Inquisitive and intelligent, elephants have long been revered in books, films, even religion spanning international borders. Elephants and humans have shared a complex relationship throughout history, a story filled with awe, wonder and now tragedy. The desire for precious ivory has become a global phenomena causing heightened poaching, but few people know the true cost.
A staggering 96 elephants are killed each day in Africa by poachers who sell the elephant tusks on the black market — a crisis inspiring the creation of the 96 Elephants campaign through Wildlife Conservation Society. As a supporter of global conservation initiatives, the Indianapolis Zoo joined this endeavor to save the world’s largest land animal.
With the United States ranked second only to China as the largest ivory market worldwide, efforts close to home carry an immense impact for this vulnerable species.

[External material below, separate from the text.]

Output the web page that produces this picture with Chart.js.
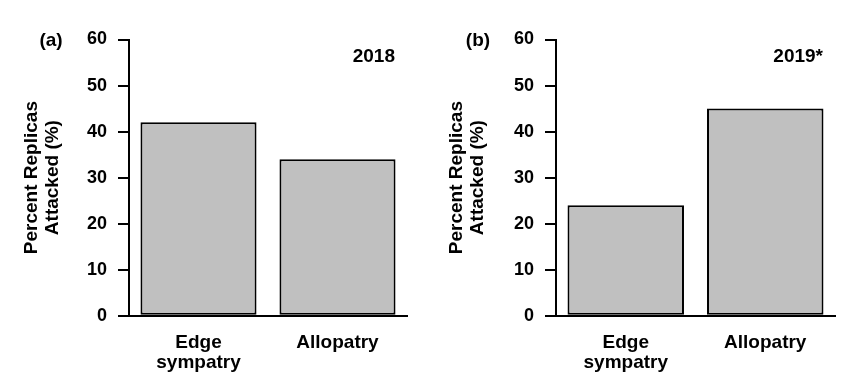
<!DOCTYPE html>
<html>
<head>
<meta charset="utf-8">
<script src="https://cdn.jsdelivr.net/npm/chart.js@4/dist/chart.umd.min.js"></script>
<style>
  html, body { margin: 0; padding: 0; background: #ffffff; }
  #wrap { position: relative; width: 850px; height: 384px; background: #ffffff; }
  .panel { position: absolute; top: 0; width: 425px; height: 384px; }
</style>
</head>
<body>
<div id="wrap">
  <div class="panel" style="left:0"><canvas id="chartA"></canvas></div>
  <div class="panel" style="left:425px"><canvas id="chartB"></canvas></div>
</div>
<script>
// ---- data ----
const categories = [['Edge', 'sympatry'], 'Allopatry'];
const attacked2018 = [42, 34];
const attacked2019 = [24, 45];
const yTickValues = [0, 10, 20, 30, 40, 50, 60];
const panelLabels = ['(a)', '(b)'];
const yearLabels = ['2018', '2019*'];
const yTitle = ['Percent Replicas', 'Attacked (%)'];

const FONT = "'Liberation Sans', Arial, sans-serif";

const annotatePlugin = {
  id: 'annotate',
  afterDraw(chart, args, opts) {
    const ctx = chart.ctx;
    const ca = chart.chartArea;
    ctx.save();
    ctx.fillStyle = '#000';
    ctx.font = 'bold 19px ' + FONT;
    ctx.textBaseline = 'middle';
    ctx.textAlign = 'center';
    ctx.fillText(opts.panel, ca.left - 78, ca.top + 1.5);
    ctx.textAlign = 'right';
    ctx.fillText(opts.year, ca.right - 12, ca.top + 17);
    ctx.restore();
  }
};

function makeChart(id, values, panel, year, axisWidth, rightPad) {
  return new Chart(document.getElementById(id), {
    type: 'bar',
    data: {
      labels: categories,
      datasets: [{
        data: values,
        backgroundColor: '#c0c0c0',
        borderColor: '#000000',
        borderWidth: 2,
        borderSkipped: false,
        barPercentage: 0.835,
        categoryPercentage: 1.0
      }]
    },
    options: {
      responsive: true,
      maintainAspectRatio: false,
      animation: false,
      events: [],
      layout: { padding: { left: 0, right: rightPad, top: 39.5, bottom: 0 } },
      plugins: {
        legend: { display: false },
        tooltip: { enabled: false },
        annotate: { panel: panel, year: year }
      },
      scales: {
        x: {
          offset: true,
          grid: { display: false, drawTicks: false, tickLength: 0 },
          border: { display: true, color: '#000', width: 2 },
          ticks: {
            color: '#000',
            padding: 16.5,
            font: { family: FONT, size: 19, weight: 'bold', lineHeight: 1.08 }
          },
          afterFit(scale) { scale.height = 68.3; }
        },
        y: {
          min: 0,
          max: 60,
          afterBuildTicks(scale) { scale.ticks = yTickValues.map(v => ({ value: v })); },
          grid: {
            display: true,
            drawOnChartArea: false,
            drawTicks: true,
            tickLength: 11,
            color: '#000',
            lineWidth: 2
          },
          border: { display: true, color: '#000', width: 2 },
          ticks: {
            color: '#000',
            padding: 11,
            font: { family: FONT, size: 18, weight: 'bold' }
          },
          title: {
            display: true,
            text: yTitle,
            color: '#000',
            padding: { top: 21.5, bottom: 0 },
            font: { family: FONT, size: 19, weight: 'bold', lineHeight: 1.08 }
          },
          afterFit(scale) { scale.width = axisWidth; }
        }
      }
    },
    plugins: [annotatePlugin]
  });
}

makeChart('chartA', attacked2018, panelLabels[0], yearLabels[0], 129, 18);
makeChart('chartB', attacked2019, panelLabels[1], yearLabels[1], 131, 15);
</script>
</body>
</html>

Bringing Conservation to the Classroom
Educators and students throughout Central Indiana and beyond have joined the Indianapolis Zoo in showing enthusiastic support for 96 Elephants. Projects have varied from simply building awareness to semester-long research delving into the conservation as well as the cultural and social issues surrounding the plight of Africa’s elephants.
It all began locally with Lawrence Township teacher Sonya Schkabla and her fourth- through sixth-grade students who shined a spotlight on the issue by writing brochures about animal conservation, creating posters to educate other students and staff, and signing the 96 Elephants petition. The group even gathered 96 students for 96 elephants, posing for a photo to illustrate the crisis.

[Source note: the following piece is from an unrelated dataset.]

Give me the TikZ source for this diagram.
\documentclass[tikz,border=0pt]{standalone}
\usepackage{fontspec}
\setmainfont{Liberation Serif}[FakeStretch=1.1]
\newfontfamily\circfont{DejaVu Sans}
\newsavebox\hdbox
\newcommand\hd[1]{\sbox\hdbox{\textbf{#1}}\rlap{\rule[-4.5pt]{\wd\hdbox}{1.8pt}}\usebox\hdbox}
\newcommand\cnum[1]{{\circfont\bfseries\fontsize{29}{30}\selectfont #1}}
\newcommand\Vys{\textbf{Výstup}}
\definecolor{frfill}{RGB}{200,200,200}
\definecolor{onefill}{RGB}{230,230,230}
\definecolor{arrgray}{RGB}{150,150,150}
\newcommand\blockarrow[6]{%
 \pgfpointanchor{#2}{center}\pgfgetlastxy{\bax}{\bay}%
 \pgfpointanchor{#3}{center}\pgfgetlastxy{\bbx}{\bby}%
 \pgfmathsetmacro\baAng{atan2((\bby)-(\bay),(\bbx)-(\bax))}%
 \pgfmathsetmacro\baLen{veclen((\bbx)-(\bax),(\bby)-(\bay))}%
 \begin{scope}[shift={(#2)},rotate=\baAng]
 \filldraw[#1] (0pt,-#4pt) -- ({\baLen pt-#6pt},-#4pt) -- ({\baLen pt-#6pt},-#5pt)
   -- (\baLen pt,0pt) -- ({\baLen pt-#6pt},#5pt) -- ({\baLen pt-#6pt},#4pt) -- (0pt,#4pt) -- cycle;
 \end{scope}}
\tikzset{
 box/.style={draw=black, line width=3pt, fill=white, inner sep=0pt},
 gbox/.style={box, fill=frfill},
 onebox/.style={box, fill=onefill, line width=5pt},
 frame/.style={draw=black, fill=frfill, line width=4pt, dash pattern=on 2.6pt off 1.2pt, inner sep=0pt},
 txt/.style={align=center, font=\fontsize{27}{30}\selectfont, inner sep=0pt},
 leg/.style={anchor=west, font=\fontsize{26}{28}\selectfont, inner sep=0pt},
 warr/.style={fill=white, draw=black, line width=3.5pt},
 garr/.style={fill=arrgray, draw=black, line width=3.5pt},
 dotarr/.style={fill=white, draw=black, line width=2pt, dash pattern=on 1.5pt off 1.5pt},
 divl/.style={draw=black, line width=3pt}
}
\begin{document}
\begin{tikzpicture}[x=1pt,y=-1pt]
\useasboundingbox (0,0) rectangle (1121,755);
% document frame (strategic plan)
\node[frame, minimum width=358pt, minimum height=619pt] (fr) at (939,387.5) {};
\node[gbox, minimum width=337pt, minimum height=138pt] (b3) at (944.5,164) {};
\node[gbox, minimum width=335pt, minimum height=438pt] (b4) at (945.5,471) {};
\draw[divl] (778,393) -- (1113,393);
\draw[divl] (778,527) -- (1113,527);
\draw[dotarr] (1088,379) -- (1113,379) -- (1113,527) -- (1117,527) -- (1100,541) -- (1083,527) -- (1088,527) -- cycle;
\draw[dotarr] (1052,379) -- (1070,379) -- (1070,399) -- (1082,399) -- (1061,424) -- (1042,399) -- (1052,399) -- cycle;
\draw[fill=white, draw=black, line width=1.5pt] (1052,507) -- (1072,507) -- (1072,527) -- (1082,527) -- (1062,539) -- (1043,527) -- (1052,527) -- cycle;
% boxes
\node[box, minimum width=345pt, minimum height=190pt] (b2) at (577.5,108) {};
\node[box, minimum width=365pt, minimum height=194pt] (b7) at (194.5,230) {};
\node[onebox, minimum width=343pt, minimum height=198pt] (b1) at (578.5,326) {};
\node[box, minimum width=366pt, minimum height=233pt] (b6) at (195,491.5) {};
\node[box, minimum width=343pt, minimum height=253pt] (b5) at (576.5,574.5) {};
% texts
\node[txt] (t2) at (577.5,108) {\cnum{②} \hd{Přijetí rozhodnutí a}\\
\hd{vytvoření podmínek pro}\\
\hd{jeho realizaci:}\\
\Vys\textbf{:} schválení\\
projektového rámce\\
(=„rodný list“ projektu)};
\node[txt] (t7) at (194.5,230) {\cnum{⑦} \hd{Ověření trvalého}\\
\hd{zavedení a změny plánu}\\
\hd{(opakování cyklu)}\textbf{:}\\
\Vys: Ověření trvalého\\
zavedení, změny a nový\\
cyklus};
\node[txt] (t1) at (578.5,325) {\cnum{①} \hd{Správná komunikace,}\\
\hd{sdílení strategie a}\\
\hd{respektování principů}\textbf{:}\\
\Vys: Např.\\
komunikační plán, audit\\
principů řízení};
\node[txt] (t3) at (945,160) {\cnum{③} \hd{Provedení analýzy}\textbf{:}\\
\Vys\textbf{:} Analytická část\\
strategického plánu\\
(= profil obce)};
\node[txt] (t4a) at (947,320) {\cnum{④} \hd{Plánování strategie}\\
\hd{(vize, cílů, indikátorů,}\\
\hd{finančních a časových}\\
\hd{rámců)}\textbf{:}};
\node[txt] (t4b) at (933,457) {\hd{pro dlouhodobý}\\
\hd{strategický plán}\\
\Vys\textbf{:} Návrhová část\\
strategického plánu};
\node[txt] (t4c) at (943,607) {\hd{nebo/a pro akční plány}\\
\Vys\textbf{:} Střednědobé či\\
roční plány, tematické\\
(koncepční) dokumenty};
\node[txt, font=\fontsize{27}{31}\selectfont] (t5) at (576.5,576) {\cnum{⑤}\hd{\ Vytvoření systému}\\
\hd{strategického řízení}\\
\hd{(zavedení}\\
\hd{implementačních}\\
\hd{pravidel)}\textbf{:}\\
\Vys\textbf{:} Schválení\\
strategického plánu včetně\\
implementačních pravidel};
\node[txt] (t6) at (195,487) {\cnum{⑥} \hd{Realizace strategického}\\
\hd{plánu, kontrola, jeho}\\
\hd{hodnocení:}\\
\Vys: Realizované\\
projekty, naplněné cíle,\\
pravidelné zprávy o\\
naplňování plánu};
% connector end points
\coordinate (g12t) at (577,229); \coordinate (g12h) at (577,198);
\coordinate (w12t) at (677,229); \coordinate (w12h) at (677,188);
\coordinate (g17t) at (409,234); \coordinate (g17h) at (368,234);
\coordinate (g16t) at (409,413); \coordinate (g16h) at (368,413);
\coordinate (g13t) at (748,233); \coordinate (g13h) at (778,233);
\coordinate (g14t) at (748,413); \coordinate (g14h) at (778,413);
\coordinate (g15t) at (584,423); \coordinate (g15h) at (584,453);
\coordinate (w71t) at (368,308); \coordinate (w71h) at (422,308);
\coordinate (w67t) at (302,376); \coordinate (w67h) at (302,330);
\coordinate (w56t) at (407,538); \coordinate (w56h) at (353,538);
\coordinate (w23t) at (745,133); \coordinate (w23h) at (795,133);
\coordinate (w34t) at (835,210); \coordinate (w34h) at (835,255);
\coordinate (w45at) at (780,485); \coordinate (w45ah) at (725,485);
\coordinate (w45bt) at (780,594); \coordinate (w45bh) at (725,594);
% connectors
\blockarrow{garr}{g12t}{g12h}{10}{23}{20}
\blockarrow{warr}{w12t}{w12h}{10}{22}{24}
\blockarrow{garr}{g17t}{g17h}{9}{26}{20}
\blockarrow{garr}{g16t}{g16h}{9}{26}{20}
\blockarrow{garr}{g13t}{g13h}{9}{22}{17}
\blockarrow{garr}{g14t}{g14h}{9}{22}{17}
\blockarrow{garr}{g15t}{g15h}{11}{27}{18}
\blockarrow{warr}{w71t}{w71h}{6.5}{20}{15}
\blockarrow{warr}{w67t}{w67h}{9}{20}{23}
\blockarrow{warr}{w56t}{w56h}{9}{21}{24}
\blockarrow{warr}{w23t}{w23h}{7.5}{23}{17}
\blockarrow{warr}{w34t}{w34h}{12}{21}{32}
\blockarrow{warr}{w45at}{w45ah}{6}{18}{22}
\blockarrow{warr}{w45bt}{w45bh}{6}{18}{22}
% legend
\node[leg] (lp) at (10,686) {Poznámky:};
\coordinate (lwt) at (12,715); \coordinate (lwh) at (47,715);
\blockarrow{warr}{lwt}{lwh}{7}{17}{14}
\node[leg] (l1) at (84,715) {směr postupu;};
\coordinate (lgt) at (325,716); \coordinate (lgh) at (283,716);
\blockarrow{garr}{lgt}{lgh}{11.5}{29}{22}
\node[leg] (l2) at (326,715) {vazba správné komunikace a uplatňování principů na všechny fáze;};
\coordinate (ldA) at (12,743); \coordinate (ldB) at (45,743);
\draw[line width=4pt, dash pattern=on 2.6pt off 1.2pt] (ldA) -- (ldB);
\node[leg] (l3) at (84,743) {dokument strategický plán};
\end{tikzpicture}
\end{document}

Since then 71 educators have pledged to bring awareness to their students, spanning elementary to collegiate-level assignments, from science to art classes. Groups include Laura Brentlinger’s first graders at Deer Meadow Primary School, who created a bulletin with more than 96 pictures of elephants, as well as Brooke Winebrenner’s sixth graders at Central Noble Middle School, who created a showcase for the school on poaching and ivory, plus many more creative undertakings.
The Zoo hopes to exceed a total goal of 96 classrooms taking part, inspiring countless children to care about elephants and add a voice to efforts aimed at protecting their future.
From Feet to Funds
But help doesn’t have to stop at schools. If you can put your mind to something, why not put your feet to something too?

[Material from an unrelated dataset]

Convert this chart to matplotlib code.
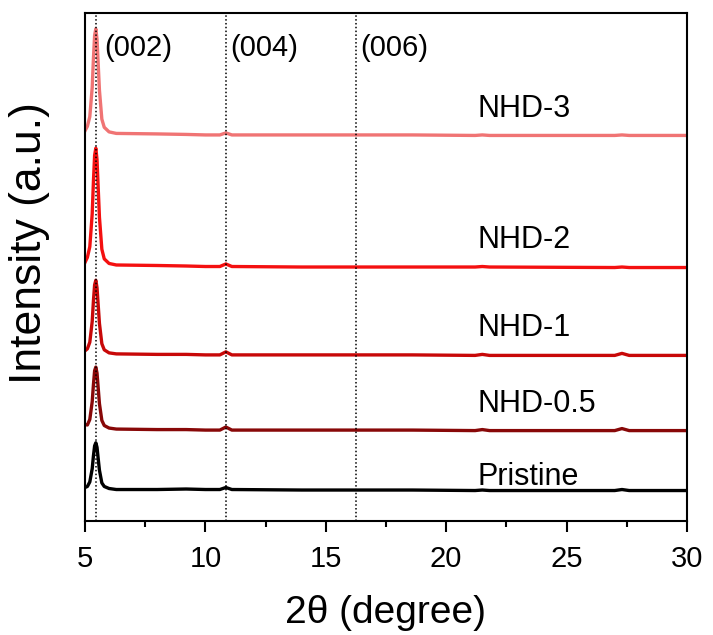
"""XRD patterns of pristine and NHD samples, stacked with offsets."""

import matplotlib
matplotlib.use("Agg")
import matplotlib.pyplot as plt
from matplotlib.ticker import MultipleLocator

plt.rcParams["font.family"] = ["Liberation Sans", "DejaVu Sans"]

# 2-theta sample points
two_theta = [5.0, 5.1, 5.2, 5.3, 5.35, 5.4, 5.45, 5.5, 5.55, 5.6, 5.7, 5.8,
             6.0, 6.3, 8.0, 9.2, 10.0, 10.6, 10.85, 11.1, 14.0, 18.6, 21.2,
             21.5, 21.8, 27.0, 27.3, 27.6, 30.0]

# stacked intensities (already offset), arbitrary units
pristine = [6.6, 6.8, 7.7, 10.3, 12.8, 14.8, 15.4, 14.5, 12.2, 10.0, 7.5, 6.8,
            6.4, 6.2, 6.2, 6.3, 6.2, 6.2, 6.6, 6.2, 6.1, 6.1, 6.0,
            6.1, 6.0, 6.0, 6.2, 6.0, 6.0]
nhd_05 = [19.0, 18.9, 20.0, 23.5, 26.8, 29.6, 30.3, 29.1, 26.1, 23.1, 19.8, 18.8,
          18.3, 18.1, 18.0, 18.0, 17.9, 17.9, 18.5, 17.9, 17.9, 17.9, 17.8,
          18.0, 17.8, 17.8, 18.2, 17.8, 17.8]
nhd_1 = [33.5, 33.9, 35.2, 39.3, 43.3, 46.5, 47.4, 45.9, 42.4, 38.9, 34.9, 33.7,
         33.1, 32.9, 32.8, 32.8, 32.7, 32.7, 33.3, 32.7, 32.7, 32.7, 32.6,
         32.8, 32.6, 32.6, 33.0, 32.6, 32.6]
nhd_2 = [50.9, 51.9, 54.0, 60.5, 66.8, 72.0, 73.4, 71.1, 65.4, 59.8, 53.5, 51.6,
         50.7, 50.4, 50.3, 50.2, 50.1, 50.1, 50.6, 50.1, 50.0, 50.0, 50.0,
         50.1, 50.0, 49.9, 50.0, 49.9, 49.9]
nhd_3 = [76.8, 77.7, 79.6, 85.4, 91.0, 95.6, 96.9, 94.8, 89.8, 84.8, 79.1, 77.5,
         76.6, 76.3, 76.2, 76.1, 76.0, 76.0, 76.4, 76.0, 76.0, 76.0, 75.9,
         76.0, 75.9, 75.9, 76.0, 75.9, 75.9]

series = [pristine, nhd_05, nhd_1, nhd_2, nhd_3]
names = ["Pristine", "NHD-0.5", "NHD-1", "NHD-2", "NHD-3"]
colors = ["#000000", "#880808", "#C80808", "#F41010", "#F07474"]
label_y = [7.1, 21.5, 36.4, 53.7, 79.5]

peak_positions = [5.45, 10.85, 16.25]
peak_names = ["(002)", "(004)", "(006)"]
peak_label_x = [5.8, 11.05, 16.45]

figure = plt.figure(figsize=(7.13, 6.35), dpi=100)
axis = figure.add_axes([0.1192, 0.1795, 0.8443, 0.8000])

for values, color in zip(series, colors):
    axis.plot(two_theta, values, color=color, linewidth=2.4, solid_joinstyle="round")

for name, y in zip(names, label_y):
    axis.text(21.32, y, name, fontsize=22, va="baseline", ha="left")

for position in peak_positions:
    axis.axvline(position, color="black", linestyle=(0, (1, 1.5)), linewidth=1.1)

for name, x in zip(peak_names, peak_label_x):
    axis.text(x, 91.5, name, fontsize=21, va="baseline", ha="left")

axis.set_xlim(5, 30)
axis.set_ylim(0, 100)
axis.xaxis.set_major_locator(MultipleLocator(5))
axis.xaxis.set_minor_locator(MultipleLocator(2.5))
axis.tick_params(axis="x", which="major", direction="out", length=8, width=1.5,
                 labelsize=21, pad=9)
axis.tick_params(axis="x", which="minor", direction="out", length=4, width=1.5)
axis.set_yticks([])
for spine in axis.spines.values():
    spine.set_linewidth(1.5)

axis.set_xlabel("2θ (degree)", fontsize=28, labelpad=16)
axis.set_ylabel("Intensity (a.u.)", fontsize=32)
axis.yaxis.set_label_coords(-0.058, 0.547)

figure.savefig("out.png", dpi=100)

Recently WCS and the Clinton Foundation joined forces with the TOMS Animal Initiative to create a specially designed classic-style shoe. The funds from shoe sales will help support saving African elephants, tackling the poaching crisis on three fronts: ending the killing, trafficking and demand.
Elephants and the Indianapolis Zoo
The Indianapolis Zoo is currently home to a herd of eight elephants. These incredible animals are ambassadors for their species, helping to highlight the need for continued conservation efforts. The Zoo follows the successes of 2010 Indianapolis Prize winner Dr. Iain Douglas-Hamilton with his organization Save the Elephants and also continues its work with many elephant-focused initiatives, including the International Elephant Foundation and the Tarangire Elephant Project.